There are many reasons why we choose to sew. It's a great, entertaining hobby, it stimulates the creative side of your brain, you are constantly learning new skills and techniques, the list goes on and on. But I think one of the reasons I love sewing so much is because of the peace and calm it can bring to a hectic couple hours/days/weeks.
During the past two weeks I have found myself becoming progressively more and more stressed and agitated, for various reasons. Firstly, my job always tends be quite crazy as I'm constantly moving from place to place (and I really don't cope with change well! Yeah, I know, good career choice!) and things certainly haven't been helped by unemployment waiting just around the corner. The lack-of-job situation has a knock on effect which manifests itself in the horror that all actors share: auditions. I have had four fairly intense auditions in less than a week, all of which are unresolved as yet as I have no idea what the outcome of any of them will be. This does not help with my feelings of tension! Are you starting to see a pattern here? :)
To top off the situation I'm currently in the process of moving in with my Sweetheart, a wonderful thing that I'm really excited to be doing, but it too is not devoid of it's problems! I had no idea how complicated renting a property would be just because I'm self-employed - my goodness the hoops they make you jump through! Just to rent a flat for one year I've had to provide all kinds of tax returns and other information, I was indirectly accused of fraud and I was told that I had a better change of being accepted to rent a property if I worked on a checkout at ASDA rather than being an actor. You can probably understand why I was a bit put out. Goodness knows what will happen when I want to buy a property one day!

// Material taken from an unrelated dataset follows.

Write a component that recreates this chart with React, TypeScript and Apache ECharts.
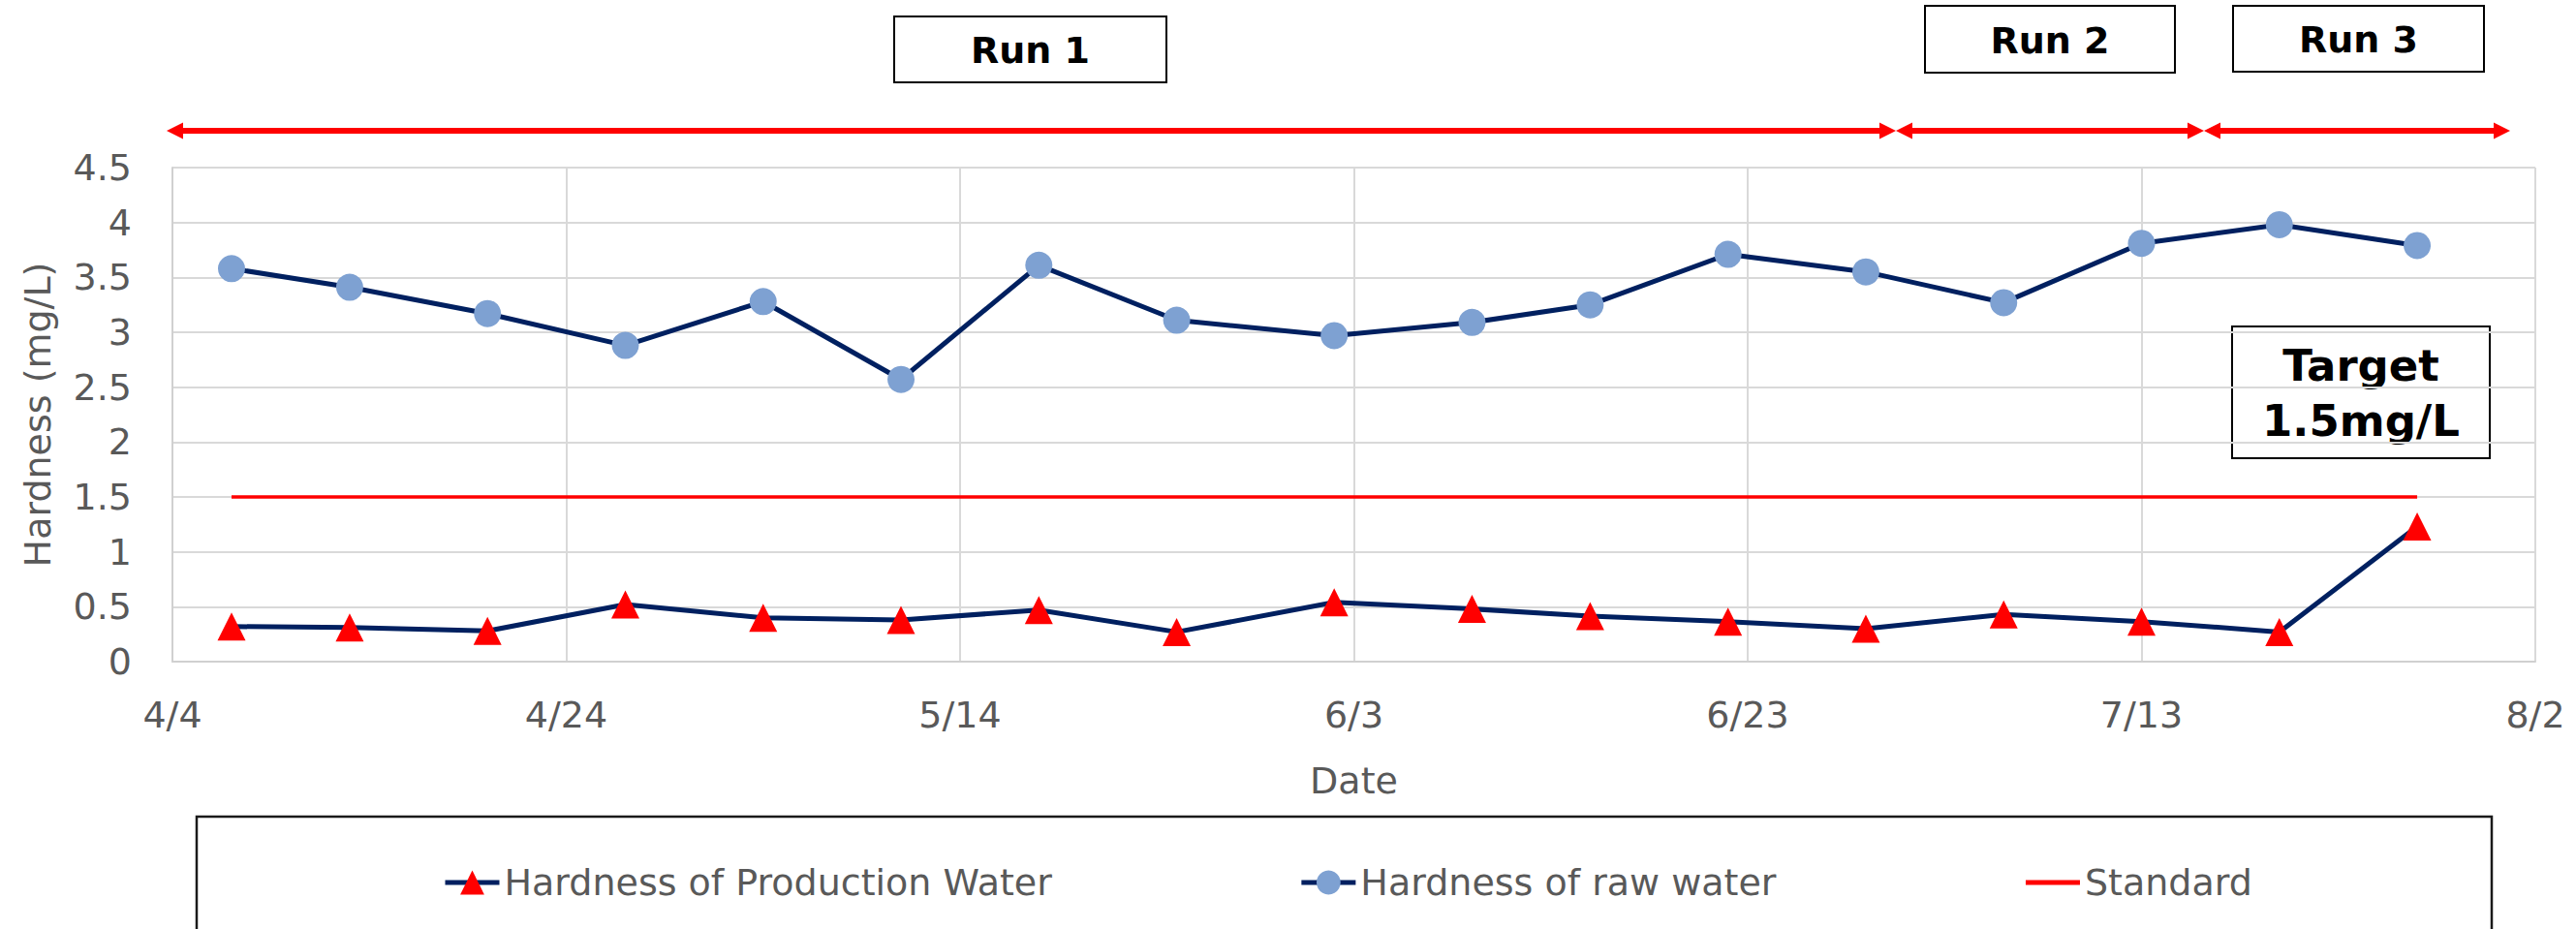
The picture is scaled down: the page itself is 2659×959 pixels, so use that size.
import React, { useEffect, useRef } from "react";
import * as echarts from "echarts";

// ---- data ----
const dates = [
  "4/7", "4/13", "4/20", "4/27", "5/4", "5/11", "5/18", "5/25", "6/2",
  "6/9", "6/15", "6/22", "6/29", "7/6", "7/13", "7/20", "7/27",
];
const productionWater = [
  0.32, 0.31, 0.28, 0.52, 0.4, 0.38, 0.47, 0.27, 0.54,
  0.48, 0.415, 0.365, 0.3, 0.43, 0.365, 0.27, 1.23,
];
const rawWater = [
  3.58, 3.41, 3.17, 2.88, 3.28, 2.57, 3.61, 3.11, 2.97,
  3.09, 3.25, 3.71, 3.55, 3.27, 3.81, 3.98, 3.79,
];
const standard = [
  1.5, 1.5, 1.5, 1.5, 1.5, 1.5, 1.5, 1.5, 1.5,
  1.5, 1.5, 1.5, 1.5, 1.5, 1.5, 1.5, 1.5,
];
const seriesNames = ["Hardness of Production Water", "Hardness of raw water", "Standard"];
const axisStart = "4/4";
const axisEnd = "8/2";
const tickDays = 20;
const runLabels = ["Run 1", "Run 2", "Run 3"];
const targetLines = ["Target", "1.5mg/L"];

const BASE = Date.UTC(2000, 3, 4);
const DAY = 86400000;
function dayOffset(md: string) {
  const [m, d] = md.split("/").map(Number);
  return (Date.UTC(2000, m - 1, d) - BASE) / DAY;
}
function fmtDay(v: number) {
  const dt = new Date(BASE + v * DAY);
  return `${dt.getUTCMonth() + 1}/${dt.getUTCDate()}`;
}

const FONT = '"DejaVu Sans", Verdana, sans-serif';
const GRAY = "#595959";
const NAVY = "#002060";
const RED = "#FF0000";
const LIGHTBLUE = "#7EA1D2";

function arrowHead(tipX: number, y: number, dir: number) {
  const len = 17;
  const half = 8.5;
  return {
    type: "polygon",
    shape: {
      points: [
        [tipX, y],
        [tipX - dir * len, y - half],
        [tipX - dir * len, y + half],
      ],
    },
    style: { fill: RED },
  };
}

function boxText(x: number, y: number, text: string, size: number) {
  return {
    type: "text",
    style: {
      text,
      x,
      y,
      fill: "#000",
      fontSize: size,
      fontWeight: "bold",
      fontFamily: FONT,
      align: "center",
      verticalAlign: "middle",
      textAlign: "center",
      textVerticalAlign: "middle",
    },
  };
}

function boxRect(x: number, y: number, w: number, h: number) {
  return {
    type: "rect",
    shape: { x, y, width: w, height: h },
    style: { fill: "#fff", stroke: "#000", lineWidth: 2 },
  };
}

export default function App() {
  const ref = useRef<HTMLDivElement>(null);
  useEffect(() => {
    if (!ref.current) return;
    const chart = echarts.init(ref.current, null, { renderer: "svg" });
    const xs = dates.map(dayOffset);
    const ay = 135;
    const segs = [
      [172, 1957],
      [1957, 2275],
      [2275, 2591],
    ];
    const graphics: any[] = [];
    // legend frame
    graphics.push({
      type: "rect",
      shape: { x: 203, y: 843, width: 2369, height: 200 },
      style: { fill: "none", stroke: "#1a1a1a", lineWidth: 2.5 },
      z: 0,
    });
    segs.forEach(([a, b]) => {
      graphics.push({
        type: "line",
        shape: { x1: a + 14, y1: ay, x2: b - 14, y2: ay },
        style: { stroke: RED, lineWidth: 6 },
      });
      graphics.push(arrowHead(a, ay, -1));
      graphics.push(arrowHead(b, ay, 1));
    });
    // run boxes
    const runBoxes = [
      [923, 17, 281, 68],
      [1987, 6, 258, 69],
      [2305, 6, 259, 68],
    ];
    runBoxes.forEach(([x, y, w, h], i) => {
      graphics.push(boxRect(x, y, w, h));
      graphics.push(boxText(x + w / 2, y + h / 2 + 1, runLabels[i], 38));
    });
    // target box
    graphics.push(boxRect(2304, 337, 266, 136));
    graphics.push(boxText(2437, 377, targetLines[0], 45));
    graphics.push(boxText(2437, 434, targetLines[1], 45));

    chart.setOption({
      animation: false,
      backgroundColor: "#fff",
      textStyle: { fontFamily: FONT },
      grid: { left: 178, right: 42, top: 173, bottom: 276, containLabel: false },
      xAxis: {
        type: "value",
        min: dayOffset(axisStart),
        max: dayOffset(axisEnd),
        interval: tickDays,
        name: "Date",
        nameLocation: "middle",
        nameGap: 104,
        nameTextStyle: { fontSize: 38, color: GRAY, fontFamily: FONT },
        axisLine: { show: true, lineStyle: { color: "#D0D0D0", width: 2 } },
        axisTick: { show: false },
        splitLine: { show: true, lineStyle: { color: "#D9D9D9", width: 2 } },
        axisLabel: {
          fontSize: 38,
          color: GRAY,
          fontFamily: FONT,
          margin: 36,
          formatter: (v: number) => fmtDay(v),
        },
      },
      yAxis: {
        type: "value",
        min: 0,
        max: 4.5,
        interval: 0.5,
        name: "Hardness (mg/L)",
        nameLocation: "middle",
        nameGap: 120,
        nameTextStyle: { fontSize: 38, color: GRAY, fontFamily: FONT },
        axisLine: { show: true, lineStyle: { color: "#D0D0D0", width: 2 } },
        axisTick: { show: false },
        splitLine: { show: true, lineStyle: { color: "#D9D9D9", width: 2 } },
        axisLabel: { fontSize: 38, color: GRAY, fontFamily: FONT, margin: 42 },
      },
      legend: {
        left: 452,
        top: 887,
        itemWidth: 56,
        itemHeight: 31,
        itemGap: 255,
        lineStyle: { width: 5 },
        textStyle: { fontSize: 38, color: GRAY, fontFamily: FONT, padding: [0, 0, 0, 0] },
        data: [
          { name: seriesNames[0] },
          { name: seriesNames[1] },
          { name: seriesNames[2], itemStyle: { opacity: 0 } },
        ],
      },
      series: [
        {
          name: seriesNames[0],
          type: "line",
          data: xs.map((x, i) => [x, productionWater[i]]),
          symbol: "triangle",
          symbolSize: 29,
          lineStyle: { color: NAVY, width: 5 },
          itemStyle: { color: RED, borderWidth: 0 },
          z: 4,
        },
        {
          name: seriesNames[1],
          type: "line",
          data: xs.map((x, i) => [x, rawWater[i]]),
          symbol: "circle",
          symbolSize: 28,
          lineStyle: { color: NAVY, width: 5 },
          itemStyle: { color: LIGHTBLUE, borderWidth: 0 },
          z: 4,
        },
        {
          name: seriesNames[2],
          type: "line",
          data: xs.map((x, i) => [x, standard[i]]),
          symbol: "none",
          lineStyle: { color: RED, width: 3.5 },
          itemStyle: { color: RED },
          z: 3,
        },
      ],
      graphic: graphics,
    });
    return () => chart.dispose();
  }, []);
  return (
    <div
      ref={ref}
      style={{ position: "absolute", left: 0, top: 0, width: 2659, height: 959 }}
    />
  );
}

But let's not dwell on the negatives, that's not what this post is about (contrary to what you might think after reading that previous paragraph!)...
After my crazy fortnight of madness and stress I found myself at home alone with nothing to do before going to work that evening, so I decided to take out a bit of sewing that I have been meaning to get around to for a while: Gertie's Bombshell Dress. Without a doubt those few hours of sewing were the exact catharsis that I needed. The almost ritualistic process of laying out the fabric, marking it, cutting out interlining pieces and then hand basting them together with the fashion fabric helped my let go of all the residual stress that I had been accumulating over the past two weeks. For the first time in a while I felt peaceful and calm. It was pretty amazing, I'm not going to lie! I held onto that feeling for the rest of the day and I even took some hand basting work on the train with me which passed the time on my commute beautifully. The effect was undeniable to me: sewing = serenity.

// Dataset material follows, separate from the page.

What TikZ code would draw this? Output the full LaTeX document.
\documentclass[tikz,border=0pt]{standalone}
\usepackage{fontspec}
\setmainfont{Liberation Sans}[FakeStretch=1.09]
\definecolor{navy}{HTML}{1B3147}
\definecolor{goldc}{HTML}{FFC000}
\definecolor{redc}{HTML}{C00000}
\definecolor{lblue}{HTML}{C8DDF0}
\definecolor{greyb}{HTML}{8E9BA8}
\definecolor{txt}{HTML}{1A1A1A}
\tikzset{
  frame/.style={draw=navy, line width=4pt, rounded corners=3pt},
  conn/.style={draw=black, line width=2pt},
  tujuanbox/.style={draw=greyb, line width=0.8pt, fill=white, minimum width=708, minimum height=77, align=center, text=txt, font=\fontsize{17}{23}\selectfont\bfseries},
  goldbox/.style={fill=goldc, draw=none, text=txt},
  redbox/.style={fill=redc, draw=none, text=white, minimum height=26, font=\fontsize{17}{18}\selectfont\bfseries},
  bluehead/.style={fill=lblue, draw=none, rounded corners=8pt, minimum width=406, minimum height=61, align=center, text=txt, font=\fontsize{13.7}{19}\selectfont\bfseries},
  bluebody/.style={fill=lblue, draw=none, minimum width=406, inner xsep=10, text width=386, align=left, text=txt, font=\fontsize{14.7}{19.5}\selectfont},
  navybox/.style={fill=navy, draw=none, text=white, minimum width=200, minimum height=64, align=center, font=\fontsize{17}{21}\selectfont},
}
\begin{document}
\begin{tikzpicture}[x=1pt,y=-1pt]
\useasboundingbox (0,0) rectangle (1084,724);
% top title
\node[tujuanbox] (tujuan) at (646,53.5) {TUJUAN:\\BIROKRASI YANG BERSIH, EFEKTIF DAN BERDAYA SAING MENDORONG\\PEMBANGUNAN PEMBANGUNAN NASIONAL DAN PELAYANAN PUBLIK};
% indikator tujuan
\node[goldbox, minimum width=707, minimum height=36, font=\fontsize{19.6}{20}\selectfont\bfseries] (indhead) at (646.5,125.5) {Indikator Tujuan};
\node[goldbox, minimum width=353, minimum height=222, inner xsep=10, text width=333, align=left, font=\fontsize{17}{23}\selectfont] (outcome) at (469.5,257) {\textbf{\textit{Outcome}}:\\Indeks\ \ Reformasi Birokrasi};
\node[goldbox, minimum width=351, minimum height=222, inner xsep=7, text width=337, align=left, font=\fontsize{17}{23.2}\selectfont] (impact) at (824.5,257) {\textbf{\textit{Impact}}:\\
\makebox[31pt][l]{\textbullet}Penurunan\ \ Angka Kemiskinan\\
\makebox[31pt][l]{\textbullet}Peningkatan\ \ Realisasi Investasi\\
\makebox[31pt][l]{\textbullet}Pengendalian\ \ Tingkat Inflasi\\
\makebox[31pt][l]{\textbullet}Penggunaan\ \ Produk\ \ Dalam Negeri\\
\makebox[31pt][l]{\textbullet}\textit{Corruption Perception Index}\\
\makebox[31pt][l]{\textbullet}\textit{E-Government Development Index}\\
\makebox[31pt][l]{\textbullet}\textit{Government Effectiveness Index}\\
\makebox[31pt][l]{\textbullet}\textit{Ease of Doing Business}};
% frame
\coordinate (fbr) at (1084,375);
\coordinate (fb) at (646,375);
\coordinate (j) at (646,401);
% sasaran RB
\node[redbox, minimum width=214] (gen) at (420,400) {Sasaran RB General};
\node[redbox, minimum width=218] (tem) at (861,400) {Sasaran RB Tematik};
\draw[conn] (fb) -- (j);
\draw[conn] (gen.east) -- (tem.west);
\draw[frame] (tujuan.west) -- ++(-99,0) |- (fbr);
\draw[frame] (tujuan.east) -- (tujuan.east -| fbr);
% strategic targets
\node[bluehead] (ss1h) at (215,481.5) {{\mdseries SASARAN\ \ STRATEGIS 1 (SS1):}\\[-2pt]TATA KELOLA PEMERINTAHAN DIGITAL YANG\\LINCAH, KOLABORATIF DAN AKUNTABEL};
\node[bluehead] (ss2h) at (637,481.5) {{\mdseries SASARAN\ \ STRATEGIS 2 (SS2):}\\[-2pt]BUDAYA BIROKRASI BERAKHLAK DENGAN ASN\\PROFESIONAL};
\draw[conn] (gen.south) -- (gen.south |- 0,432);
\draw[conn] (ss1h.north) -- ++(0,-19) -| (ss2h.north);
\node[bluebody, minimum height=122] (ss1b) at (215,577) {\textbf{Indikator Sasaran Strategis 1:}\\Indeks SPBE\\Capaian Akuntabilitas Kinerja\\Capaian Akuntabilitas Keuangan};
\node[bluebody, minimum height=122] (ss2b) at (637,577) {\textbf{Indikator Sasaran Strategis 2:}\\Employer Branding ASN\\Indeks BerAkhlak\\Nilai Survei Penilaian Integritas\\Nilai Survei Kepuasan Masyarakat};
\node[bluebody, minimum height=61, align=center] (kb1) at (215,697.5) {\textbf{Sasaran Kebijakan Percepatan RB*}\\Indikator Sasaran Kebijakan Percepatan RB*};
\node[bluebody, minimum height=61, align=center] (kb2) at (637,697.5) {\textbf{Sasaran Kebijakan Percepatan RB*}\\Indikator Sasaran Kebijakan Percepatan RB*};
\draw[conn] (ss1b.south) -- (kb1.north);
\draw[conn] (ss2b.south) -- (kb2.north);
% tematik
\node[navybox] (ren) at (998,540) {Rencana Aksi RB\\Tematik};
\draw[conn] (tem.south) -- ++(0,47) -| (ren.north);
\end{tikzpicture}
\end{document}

Now of course there are times when your home sewing makes you want to tear your hair out, when something refuses to work or you just can't make head nor tail of a pattern (believe me I've been there!), but for now I'm enjoying the idea of sewing as my own little piece of calm, something that brings me back to myself and helps me remember that however crazy and stressful things get, the smallest thing can bring you back to where you want to be.
And how about you my lovely readers? Do you share my feeling about the soothing powers of sewing, or am I on my own here? :) Have a marvellous Sunday!